● **AIM OF THE EXERCISE**: Which lines hold the string "this"? Copy every one of them.

A run of records:
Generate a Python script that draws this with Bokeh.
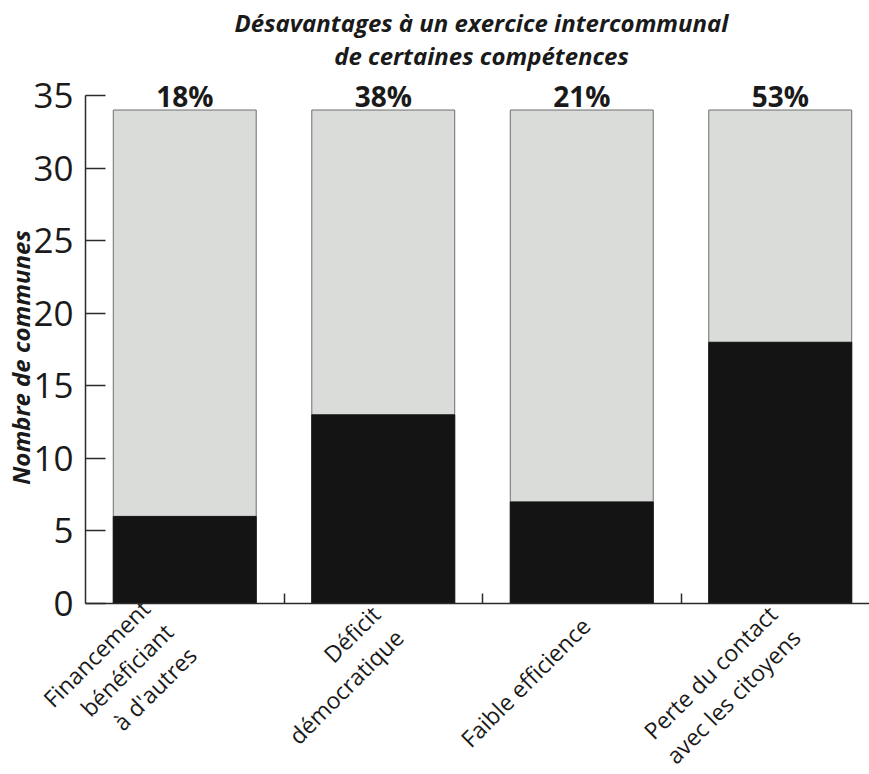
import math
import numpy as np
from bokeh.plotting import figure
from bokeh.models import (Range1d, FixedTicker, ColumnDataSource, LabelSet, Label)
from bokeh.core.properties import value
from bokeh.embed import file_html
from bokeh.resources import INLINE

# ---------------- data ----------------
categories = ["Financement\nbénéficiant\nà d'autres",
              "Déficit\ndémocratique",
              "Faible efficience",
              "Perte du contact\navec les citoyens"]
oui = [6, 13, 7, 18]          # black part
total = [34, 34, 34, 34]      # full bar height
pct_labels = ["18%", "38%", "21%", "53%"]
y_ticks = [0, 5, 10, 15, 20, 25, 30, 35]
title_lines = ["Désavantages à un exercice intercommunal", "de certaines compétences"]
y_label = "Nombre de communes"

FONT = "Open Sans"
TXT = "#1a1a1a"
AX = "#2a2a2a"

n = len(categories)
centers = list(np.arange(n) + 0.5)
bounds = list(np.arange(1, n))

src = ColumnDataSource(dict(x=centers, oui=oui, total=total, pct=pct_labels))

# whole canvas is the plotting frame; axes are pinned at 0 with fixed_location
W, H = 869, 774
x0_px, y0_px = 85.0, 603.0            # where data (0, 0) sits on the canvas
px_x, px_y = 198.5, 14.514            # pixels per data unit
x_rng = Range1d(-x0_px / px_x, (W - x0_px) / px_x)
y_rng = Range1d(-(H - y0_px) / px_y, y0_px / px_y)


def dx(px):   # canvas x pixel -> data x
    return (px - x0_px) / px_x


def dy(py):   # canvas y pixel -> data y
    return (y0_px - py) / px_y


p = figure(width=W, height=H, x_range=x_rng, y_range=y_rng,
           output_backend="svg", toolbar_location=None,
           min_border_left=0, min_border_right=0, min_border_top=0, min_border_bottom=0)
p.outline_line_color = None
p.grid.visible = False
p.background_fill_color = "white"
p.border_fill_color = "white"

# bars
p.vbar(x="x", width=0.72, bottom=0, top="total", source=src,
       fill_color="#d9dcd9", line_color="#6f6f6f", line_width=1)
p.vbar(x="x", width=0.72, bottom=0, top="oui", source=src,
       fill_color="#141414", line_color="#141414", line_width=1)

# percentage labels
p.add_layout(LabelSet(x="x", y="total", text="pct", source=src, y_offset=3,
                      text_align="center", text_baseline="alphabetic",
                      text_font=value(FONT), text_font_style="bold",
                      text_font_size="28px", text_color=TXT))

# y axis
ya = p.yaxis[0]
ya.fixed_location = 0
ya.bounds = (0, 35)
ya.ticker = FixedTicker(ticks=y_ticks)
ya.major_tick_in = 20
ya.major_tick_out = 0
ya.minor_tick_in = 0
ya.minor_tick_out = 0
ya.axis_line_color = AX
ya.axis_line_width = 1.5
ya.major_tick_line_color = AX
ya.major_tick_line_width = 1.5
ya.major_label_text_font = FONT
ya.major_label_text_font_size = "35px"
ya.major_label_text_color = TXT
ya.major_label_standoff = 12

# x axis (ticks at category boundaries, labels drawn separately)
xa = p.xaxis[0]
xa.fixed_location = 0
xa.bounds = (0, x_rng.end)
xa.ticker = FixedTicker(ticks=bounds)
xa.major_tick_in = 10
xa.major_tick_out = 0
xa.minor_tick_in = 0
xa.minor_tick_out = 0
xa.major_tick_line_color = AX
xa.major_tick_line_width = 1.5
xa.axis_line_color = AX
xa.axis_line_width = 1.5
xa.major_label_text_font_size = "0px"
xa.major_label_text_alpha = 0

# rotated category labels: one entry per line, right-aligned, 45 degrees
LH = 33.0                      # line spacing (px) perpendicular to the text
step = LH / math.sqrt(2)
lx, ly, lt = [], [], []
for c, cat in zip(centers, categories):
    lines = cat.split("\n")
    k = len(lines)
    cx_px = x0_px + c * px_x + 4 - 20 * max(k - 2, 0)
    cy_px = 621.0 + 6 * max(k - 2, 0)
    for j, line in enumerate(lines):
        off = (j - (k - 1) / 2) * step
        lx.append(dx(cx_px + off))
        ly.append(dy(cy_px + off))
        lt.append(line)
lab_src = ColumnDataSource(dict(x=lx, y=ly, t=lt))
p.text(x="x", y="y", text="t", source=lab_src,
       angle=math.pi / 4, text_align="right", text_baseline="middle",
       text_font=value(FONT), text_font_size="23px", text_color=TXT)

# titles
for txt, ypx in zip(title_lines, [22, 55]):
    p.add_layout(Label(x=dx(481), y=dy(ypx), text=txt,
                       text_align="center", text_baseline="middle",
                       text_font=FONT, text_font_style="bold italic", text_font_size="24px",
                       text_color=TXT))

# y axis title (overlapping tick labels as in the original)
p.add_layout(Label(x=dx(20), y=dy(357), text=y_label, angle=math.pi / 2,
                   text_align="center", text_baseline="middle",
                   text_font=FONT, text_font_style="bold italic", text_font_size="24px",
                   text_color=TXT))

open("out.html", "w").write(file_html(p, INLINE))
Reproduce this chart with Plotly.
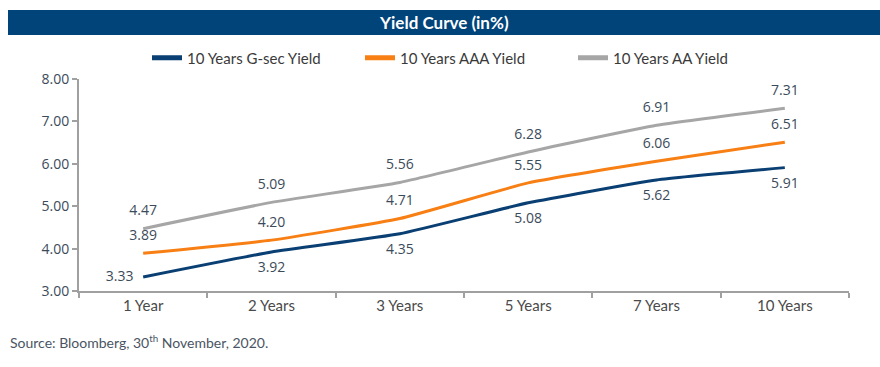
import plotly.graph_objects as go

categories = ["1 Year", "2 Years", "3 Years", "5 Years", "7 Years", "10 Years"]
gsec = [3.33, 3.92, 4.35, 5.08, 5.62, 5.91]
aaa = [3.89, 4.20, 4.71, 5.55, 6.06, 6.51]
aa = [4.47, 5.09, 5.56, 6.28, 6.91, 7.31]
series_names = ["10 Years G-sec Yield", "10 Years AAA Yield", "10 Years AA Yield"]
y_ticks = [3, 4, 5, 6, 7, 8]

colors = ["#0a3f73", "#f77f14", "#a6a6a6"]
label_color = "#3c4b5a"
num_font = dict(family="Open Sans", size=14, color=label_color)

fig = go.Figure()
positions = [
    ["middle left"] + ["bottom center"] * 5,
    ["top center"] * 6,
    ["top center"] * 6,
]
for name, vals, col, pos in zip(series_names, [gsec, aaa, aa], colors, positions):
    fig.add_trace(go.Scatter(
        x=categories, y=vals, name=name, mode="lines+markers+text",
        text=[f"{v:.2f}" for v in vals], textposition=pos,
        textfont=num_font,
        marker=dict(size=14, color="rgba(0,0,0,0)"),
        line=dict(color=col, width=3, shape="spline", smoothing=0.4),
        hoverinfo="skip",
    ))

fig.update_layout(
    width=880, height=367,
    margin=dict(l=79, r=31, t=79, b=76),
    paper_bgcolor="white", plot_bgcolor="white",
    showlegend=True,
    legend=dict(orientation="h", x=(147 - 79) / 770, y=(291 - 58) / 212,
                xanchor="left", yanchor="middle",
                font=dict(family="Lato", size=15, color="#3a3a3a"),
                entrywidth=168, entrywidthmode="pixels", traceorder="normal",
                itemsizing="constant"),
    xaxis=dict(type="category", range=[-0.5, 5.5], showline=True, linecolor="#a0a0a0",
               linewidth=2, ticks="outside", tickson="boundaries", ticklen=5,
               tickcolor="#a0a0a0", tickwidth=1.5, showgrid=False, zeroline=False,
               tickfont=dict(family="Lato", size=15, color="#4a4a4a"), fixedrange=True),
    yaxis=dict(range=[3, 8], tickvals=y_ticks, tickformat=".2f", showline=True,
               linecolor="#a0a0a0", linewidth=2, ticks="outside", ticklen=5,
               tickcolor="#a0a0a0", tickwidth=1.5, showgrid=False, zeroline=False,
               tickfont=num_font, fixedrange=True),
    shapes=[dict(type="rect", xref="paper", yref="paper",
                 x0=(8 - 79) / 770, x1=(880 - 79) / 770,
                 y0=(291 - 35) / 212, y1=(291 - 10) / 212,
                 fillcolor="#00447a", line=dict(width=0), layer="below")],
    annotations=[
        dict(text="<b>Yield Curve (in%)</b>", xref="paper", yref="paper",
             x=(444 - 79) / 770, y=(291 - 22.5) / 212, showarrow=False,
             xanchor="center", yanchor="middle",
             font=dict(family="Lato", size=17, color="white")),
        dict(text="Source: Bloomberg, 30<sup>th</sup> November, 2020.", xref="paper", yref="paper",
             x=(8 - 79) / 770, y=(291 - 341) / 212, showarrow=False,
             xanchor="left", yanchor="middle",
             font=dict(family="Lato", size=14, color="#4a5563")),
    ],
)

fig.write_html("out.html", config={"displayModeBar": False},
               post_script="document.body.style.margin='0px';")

● **ANSWER TO THE TASK**:
Generate a Python script that draws this with Bokeh.
Reproduce this chart with Plotly.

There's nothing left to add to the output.